- **DATA LINES**
"""

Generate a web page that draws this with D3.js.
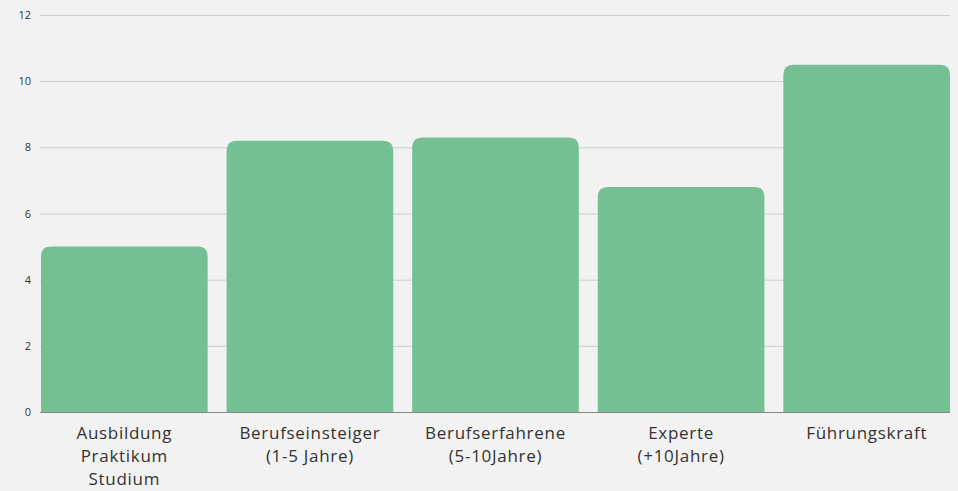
<!DOCTYPE html>
<html lang="de">
<head>
<meta charset="utf-8">
<title>Chart</title>
<script src="https://cdn.jsdelivr.net/npm/d3@7"></script>
<style>
  body { margin:0; background:#f2f2f2; font-family:"Open Sans", sans-serif; }
</style>
</head>
<body>
<script>
// categories (each line of the label) and values
var categories = [
  ["Ausbildung", "Praktikum", "Studium"],
  ["Berufseinsteiger", "(1-5 Jahre)"],
  ["Berufserfahrene", "(5-10Jahre)"],
  ["Experte", "(+10Jahre)"],
  ["Führungskraft"]
];
var values = [5.0, 8.2, 8.3, 6.8, 10.5];
var yTicks = [0, 2, 4, 6, 8, 10, 12];

var w = 958, h = 491;
var mLeft = 41, mRight = 950, mTop = 15, mBottom = 412;

var svg = d3.select("body").append("svg")
  .attr("width", w).attr("height", h)
  .style("display", "block");

var x = d3.scaleBand()
  .domain(d3.range(values.length))
  .range([mLeft, mRight])
  .paddingInner(0.102)
  .paddingOuter(0);

var y = d3.scaleLinear().domain([0, 12]).range([mBottom, mTop]);

// gridlines
svg.append("g").selectAll("line")
  .data(yTicks.filter(function(d){ return d > 0; }))
  .enter().append("line")
  .attr("x1", 40).attr("x2", mRight)
  .attr("y1", function(d){ return y(d) + 0.5; })
  .attr("y2", function(d){ return y(d) + 0.5; })
  .attr("stroke", "#cccccc").attr("stroke-width", 1);

// baseline
svg.append("line")
  .attr("x1", 40).attr("x2", mRight)
  .attr("y1", y(0) + 0.5).attr("y2", y(0) + 0.5)
  .attr("stroke", "#888").attr("stroke-width", 1);

// y axis labels
var yAxis = d3.axisLeft(y).tickValues(yTicks).tickSize(0).tickPadding(0);
var ga = svg.append("g").attr("transform", "translate(31,0)").call(yAxis);
ga.select(".domain").remove();
ga.selectAll("text")
  .attr("font-size", "11px")
  .attr("font-family", "'Open Sans', sans-serif")
  .attr("fill", "#333");

// bars with rounded top corners
var r = 10;
function barPath(i) {
  var x0 = x(i), x1 = x(i) + x.bandwidth(), y0 = y(values[i]), yb = y(0);
  return "M" + x0 + "," + yb +
    "L" + x0 + "," + (y0 + r) +
    "Q" + x0 + "," + y0 + " " + (x0 + r) + "," + y0 +
    "L" + (x1 - r) + "," + y0 +
    "Q" + x1 + "," + y0 + " " + x1 + "," + (y0 + r) +
    "L" + x1 + "," + yb + "Z";
}
svg.append("g").selectAll("path")
  .data(values)
  .enter().append("path")
  .attr("d", function(d, i){ return barPath(i); })
  .attr("fill", "#74bf94");

// category labels
var lab = svg.append("g").selectAll("text")
  .data(categories)
  .enter().append("text")
  .attr("text-anchor", "middle")
  .attr("font-size", "17px")
  .attr("letter-spacing", "0.7px")
  .attr("fill", "#333")
  .attr("x", function(d, i){ return x(i) + x.bandwidth() / 2; })
  .attr("y", 439);
lab.selectAll("tspan")
  .data(function(d){ return d; })
  .enter().append("tspan")
  .attr("x", function(){ return d3.select(this.parentNode).attr("x"); })
  .attr("dy", function(d, j){ return j === 0 ? 0 : 23; })
  .text(function(d){ return d; });
</script>
</body>
</html>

"""

- **WORK TO COMPLETE**
Repeat the material above verbatim. Leave the pictures behind.

- **WRITTEN REPLY**
Generate a web page that draws this with D3.js.
<!DOCTYPE html>
<html lang="de">
<head>
<meta charset="utf-8">
<title>Chart</title>
<script src="https://cdn.jsdelivr.net/npm/d3@7"></script>
<style>
  body { margin:0; background:#f2f2f2; font-family:"Open Sans", sans-serif; }
</style>
</head>
<body>
<script>
// categories (each line of the label) and values
var categories = [
  ["Ausbildung", "Praktikum", "Studium"],
  ["Berufseinsteiger", "(1-5 Jahre)"],
  ["Berufserfahrene", "(5-10Jahre)"],
  ["Experte", "(+10Jahre)"],
  ["Führungskraft"]
];
var values = [5.0, 8.2, 8.3, 6.8, 10.5];
var yTicks = [0, 2, 4, 6, 8, 10, 12];

var w = 958, h = 491;
var mLeft = 41, mRight = 950, mTop = 15, mBottom = 412;

var svg = d3.select("body").append("svg")
  .attr("width", w).attr("height", h)
  .style("display", "block");

var x = d3.scaleBand()
  .domain(d3.range(values.length))
  .range([mLeft, mRight])
  .paddingInner(0.102)
  .paddingOuter(0);

var y = d3.scaleLinear().domain([0, 12]).range([mBottom, mTop]);

// gridlines
svg.append("g").selectAll("line")
  .data(yTicks.filter(function(d){ return d > 0; }))
  .enter().append("line")
  .attr("x1", 40).attr("x2", mRight)
  .attr("y1", function(d){ return y(d) + 0.5; })
  .attr("y2", function(d){ return y(d) + 0.5; })
  .attr("stroke", "#cccccc").attr("stroke-width", 1);

// baseline
svg.append("line")
  .attr("x1", 40).attr("x2", mRight)
  .attr("y1", y(0) + 0.5).attr("y2", y(0) + 0.5)
  .attr("stroke", "#888").attr("stroke-width", 1);

// y axis labels
var yAxis = d3.axisLeft(y).tickValues(yTicks).tickSize(0).tickPadding(0);
var ga = svg.append("g").attr("transform", "translate(31,0)").call(yAxis);
ga.select(".domain").remove();
ga.selectAll("text")
  .attr("font-size", "11px")
  .attr("font-family", "'Open Sans', sans-serif")
  .attr("fill", "#333");

// bars with rounded top corners
var r = 10;
function barPath(i) {
  var x0 = x(i), x1 = x(i) + x.bandwidth(), y0 = y(values[i]), yb = y(0);
  return "M" + x0 + "," + yb +
    "L" + x0 + "," + (y0 + r) +
    "Q" + x0 + "," + y0 + " " + (x0 + r) + "," + y0 +
    "L" + (x1 - r) + "," + y0 +
    "Q" + x1 + "," + y0 + " " + x1 + "," + (y0 + r) +
    "L" + x1 + "," + yb + "Z";
}
svg.append("g").selectAll("path")
  .data(values)
  .enter().append("path")
  .attr("d", function(d, i){ return barPath(i); })
  .attr("fill", "#74bf94");

// category labels
var lab = svg.append("g").selectAll("text")
  .data(categories)
  .enter().append("text")
  .attr("text-anchor", "middle")
  .attr("font-size", "17px")
  .attr("letter-spacing", "0.7px")
  .attr("fill", "#333")
  .attr("x", function(d, i){ return x(i) + x.bandwidth() / 2; })
  .attr("y", 439);
lab.selectAll("tspan")
  .data(function(d){ return d; })
  .enter().append("tspan")
  .attr("x", function(){ return d3.select(this.parentNode).attr("x"); })
  .attr("dy", function(d, j){ return j === 0 ? 0 : 23; })
  .text(function(d){ return d; });
</script>
</body>
</html>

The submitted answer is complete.